On 15 February 2021, Sa’id Kuk (61), a married father of eight from the village of Turmusaya, discovered that settlers had raked, razed and damaged about 60 dunams (1 dunam = 1,000 square meters) of land he and his family own.
Kuk filed a complaint at the Binyamin Police station on 11 March 2021.
Over the past year, as of April 2020, B’Tselem has documented 18 settler attacks against Turmusaya residents and their property.
In a testimony he gave B'Tselem field researcher Iyad Hadad, Kuk spoke about the settlers’ gradual takeover of his land:
On 15 February 2021, I discovered settlers had raked a large part of my land. They razed the entire plot – probably ahead of the outpost’s expansion and the takeover of our 60 dunams. I contacted the Palestinian DCO to file a complaint and applied to human rights organizations and the ICRC for help, but no one helped me. On 11 March 2021, I filed a complaint with the Israel Police. They registered my complaint but I’m not putting too much stock in it. I have filed complaints before, to no avail.

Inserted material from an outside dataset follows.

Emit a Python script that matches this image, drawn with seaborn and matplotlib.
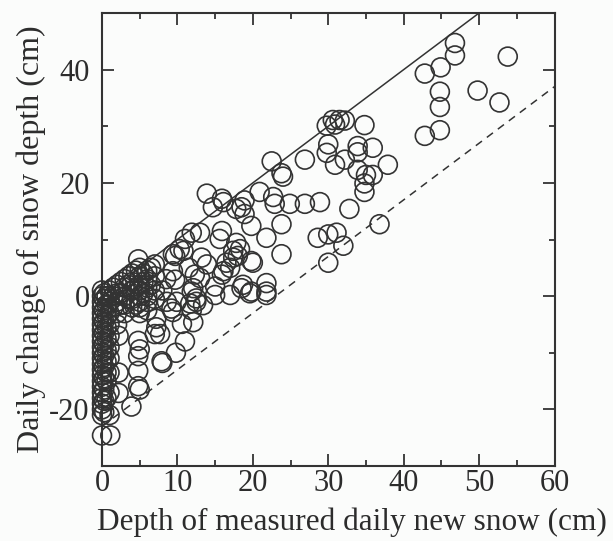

That’s the way it is – they’re taking over our land. It’s an ongoing ordeal of aggression and unending settlement expansion. The land they took over is the thing that’s dearest to us. They destroyed my dream and my sons’ dream to return to the land for construction or recreation. This situation is why my sons prefer to emigrate and work in the US, because they’ve been left no option to work the land or build on it here. The actions of the settlers limit their hopes and aspirations here.
Whenever the settlers do something more to take over the land, it feels like amputating parts of my body. They sever the memories, my history with the land. We grew up in this land. We lived off it, and spent our childhood and youth there. We have beautiful, sweet memories with our parents and relatives during the harvest. We’d spend weeks and months there, sometimes. They destroyed our way of life and wiped out our plans for the future.
In 1981, I went to work in the States with my family, but I came back to the village every summer, to spend the summer holiday here and improve the soil in my plot. Five years ago, I moved back here, even though I have seven married sons and daughters who work and live there with their families. They come to visit every once in a while, but I want to stay here now, to be close to my land, and to try and protect what’s left of it as much as I can.
All the residents of this area suffer daily. The settlers and the settlements have become a nightmare that mars every moment of our lives. We have nothing left to do but put our faith in God and pray that they leave.
The settlement outpost of Ami Hai was built about 500 meters away from the Kuk family land in 2018. It is located near the older settlement outpost of Adei Ad.